◆ **EXERCISE GOAL**
Take every line from the first down to the line with "spoke_deg = [a" and set it down exactly, without the pictures.

── SOURCE EXCERPT ──

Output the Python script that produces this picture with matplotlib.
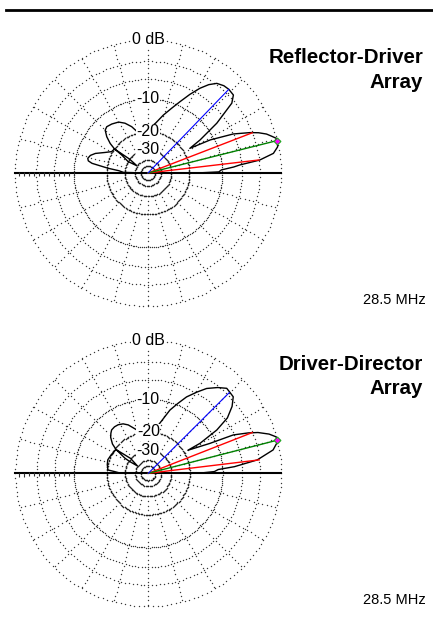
"""
Elevation patterns of two 2-element arrays (EZNEC style, ARRL log scale)
"""

import numpy as np
import matplotlib.pyplot as plt
from matplotlib.lines import Line2D

plt.rcParams['font.family'] = ['Liberation Sans', 'DejaVu Sans']

# grid rings (dB) and the angular spacing of their dots (deg)
ring_db = [0, -3, -6, -10, -20, -30, -40, -50]
ring_step = [2, 2, 2, 1.5, 2.2, 3.5, 6, 9]
label_db = [0, -10, -20, -30]
label_txt = ['0 dB', '-10', '-20', '-30']
spoke_deg = [a for a in range(15, 360, 15) if a != 180]

# --- Reflector-Driver array: elevation angle (deg) and gain (dB), in drawing order
rd_ang = [0, 0.2, 0.9, 2.4, 4, 5, 6.6, 8.9, 11.4, 13.3, 14, 15.1, 16.5, 18.2, 20,
          21.6, 24.6, 28, 30.5, 32.4, 35.9, 39.8, 42.4, 46, 49, 52.5, 55.5, 58.5,
          62, 65.8, 70, 75.2, 81, 87.4, 93, 99, 105.3, 109.4, 114.8, 120, 126.5,
          131.7, 135, 138.7, 142, 144.3, 145.6, 150, 147, 143, 144.3, 149.6, 154.7,
          159.6, 163, 166.3, 168.5, 170.2, 173.2, 175.5, 178.5, 180]
rd_db = [-60, -16, -10.8, -10.2, -7.5, -6.3, -2.9, -0.8, -0.1, 0, 0, 0, -0.5, -1.1,
         -2.1, -3.3, -6.0, -10.9, -17.3, -13.2, -7.7, -3.4, -2.4, -2.3, -2.4, -2.8,
         -3.7, -5.0, -6.9, -9.1, -11.3, -13.7, -16.5, -18.6, -20.5, -19.8, -19.2,
         -17.1, -15.2, -14.0, -13.4, -13.1, -13.5, -15.2, -17.5, -20.1, -24.5, -30,
         -40, -30, -20.1, -19.7, -17.5, -14.8, -13.6, -13.1, -13.4, -14.6, -20.5,
         -26, -29, -60]

# --- Driver-Director array
dd_ang = [0, 0.3, 1.5, 3.1, 4.4, 7, 10.6, 13.7, 15.9, 18, 20.4, 22, 24.3, 25.9,
          30.2, 30.1, 32.3, 35, 38.6, 42, 44.9, 47.3, 51, 55.5, 59, 63.4, 67,
          71.1, 78.3, 88, 99.2, 105, 112.5, 117, 121.8, 126, 130.2, 133, 136.3,
          140.7, 143.6, 147.2, 147.6, 146, 140, 143.6, 153.4, 161.6, 168, 175.3,
          177, 179, 180]
dd_db = [-60, -16, -12, -11, -7.4, -3.3, -0.8, 0, 0, -0.8, -2.2, -3.6, -6.1, -11.4,
         -18.3, -13.7, -8.5, -5.5, -3.7, -2.6, -2.5, -2.4, -3.2, -4.4, -5.8, -7.6,
         -9.6, -11.8, -17.1, -21, -20.2, -18.6, -16.0, -15.0, -14.5, -14.4, -14.6,
         -15.2, -16.1, -18.1, -20.6, -27, -31, -40, -30, -20.6, -20.0, -19.5, -19.8,
         -20.4, -23.4, -26, -60]

# cursor lines: max gain, -3 dB points, second lobe (angle deg, dB)
rd_peak = (14.1, 0.0)
rd_half = [(6.7, -3.0), (21.1, -3.0)]
rd_lobe2 = (46.0, -2.3)
dd_peak = (14.4, 0.0)
dd_half = [(6.9, -3.0), (21.4, -3.0)]
dd_lobe2 = (44.9, -2.6)

titles = ['Reflector-Driver\nArray', 'Driver-Director\nArray']
freq = '28.5 MHz'

W, H = 433, 642


def arrl(db):
    """ARRL log scale: radius drops by a factor 0.89 every 2 dB"""
    return 0.89 ** (-np.asarray(db, dtype=float) / 2.0)


def draw_panel(fig, cx, cy, R, ang, db, peak, half, lobe2):
    ax = fig.add_axes([(cx - R) / W, 1 - (cy + R) / H, 2 * R / W, 2 * R / H],
                      projection='polar')
    ax.set_axis_off()
    ax.set_ylim(0, 1)
    dot = dict(ls='none', marker='o', mew=0, clip_on=False)

    # dotted rings (inner ones are so dense they look dashed)
    for rdb, step in zip(ring_db, ring_step):
        th = np.deg2rad(np.arange(0, 360, step))
        inner = rdb <= -20
        ax.plot(th, np.full(th.size, arrl(rdb)), ms=1.15 if inner else 1.0,
                color='#202020' if inner else '#383838', **dot)

    # dotted spokes
    rs = np.arange(arrl(-30), 1.0, 0.034)
    for sd in spoke_deg:
        ax.plot(np.full(rs.size, np.deg2rad(sd)), rs, ms=1.0, color='#383838', **dot)

    # horizon with small ticks on the left half
    ax.plot([0, 0, np.pi, np.pi], [1, 0, 0, 1], color='black', lw=1.5, clip_on=False)
    rt = np.arange(arrl(-10), 1.0, 0.0376)
    ax.plot(np.full(rt.size, np.pi + 0.01), rt, ls='none', marker='|', ms=2.5,
            mew=0.8, color='#303030', clip_on=False)

    # pattern
    ax.plot(np.deg2rad(ang), arrl(db), color='black', lw=1.0, zorder=3, clip_on=False)

    # cursor lines
    for a, d in half:
        ax.plot([np.deg2rad(a)] * 2, [0, arrl(d)], color='#ff0000', lw=1.0, zorder=4)
    ax.plot([np.deg2rad(peak[0])] * 2, [0, arrl(peak[1])], color='#008000', lw=1.0, zorder=4)
    ax.plot([np.deg2rad(lobe2[0])] * 2, [0, arrl(lobe2[1])], color='#0000ff', lw=0.8, zorder=4)
    ax.plot(np.deg2rad(peak[0]), arrl(peak[1]), marker='D', ms=3.5, mfc='#ff00ff',
            mec='#22aa22', mew=0.8, zorder=5, clip_on=False)

    # ring labels
    for d, s in zip(label_db, label_txt):
        ax.text(np.pi / 2, arrl(d), s, ha='center', va='center', fontsize=11.5,
                zorder=6, bbox=dict(facecolor='white', edgecolor='none', pad=0.4))
    return ax


fig = plt.figure(figsize=(W / 100, H / 100), dpi=100)

fig.add_artist(Line2D([6 / W, 1], [1 - 10 / H] * 2, color='black', lw=2))

draw_panel(fig, 148, 173, 133, rd_ang, rd_db, rd_peak, rd_half, rd_lobe2)
draw_panel(fig, 148.3, 473.3, 133, dd_ang, dd_db, dd_peak, dd_half, dd_lobe2)

for title, y1, yf in zip(titles, [63.3, 370], [303.5, 604]):
    l1, l2 = title.split('\n')
    fig.text(423 / W, 1 - y1 / H, l1, ha='right', va='baseline', fontsize=14.8,
             fontweight='bold')
    fig.text(423 / W, 1 - (y1 + 24.5) / H, l2, ha='right', va='baseline', fontsize=14.8,
             fontweight='bold')
    fig.text(426 / W, 1 - yf / H, freq, ha='right', va='baseline', fontsize=10.5)

fig.savefig('out.png', dpi=100, facecolor='white')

───

◆ **THE RESULT**
Output the Python script that produces this picture with matplotlib.
"""
Elevation patterns of two 2-element arrays (EZNEC style, ARRL log scale)
"""

import numpy as np
import matplotlib.pyplot as plt
from matplotlib.lines import Line2D

plt.rcParams['font.family'] = ['Liberation Sans', 'DejaVu Sans']

# grid rings (dB) and the angular spacing of their dots (deg)
ring_db = [0, -3, -6, -10, -20, -30, -40, -50]
ring_step = [2, 2, 2, 1.5, 2.2, 3.5, 6, 9]
label_db = [0, -10, -20, -30]
label_txt = ['0 dB', '-10', '-20', '-30']
spoke_deg = [a for a in range(15, 360, 15) if a != 180]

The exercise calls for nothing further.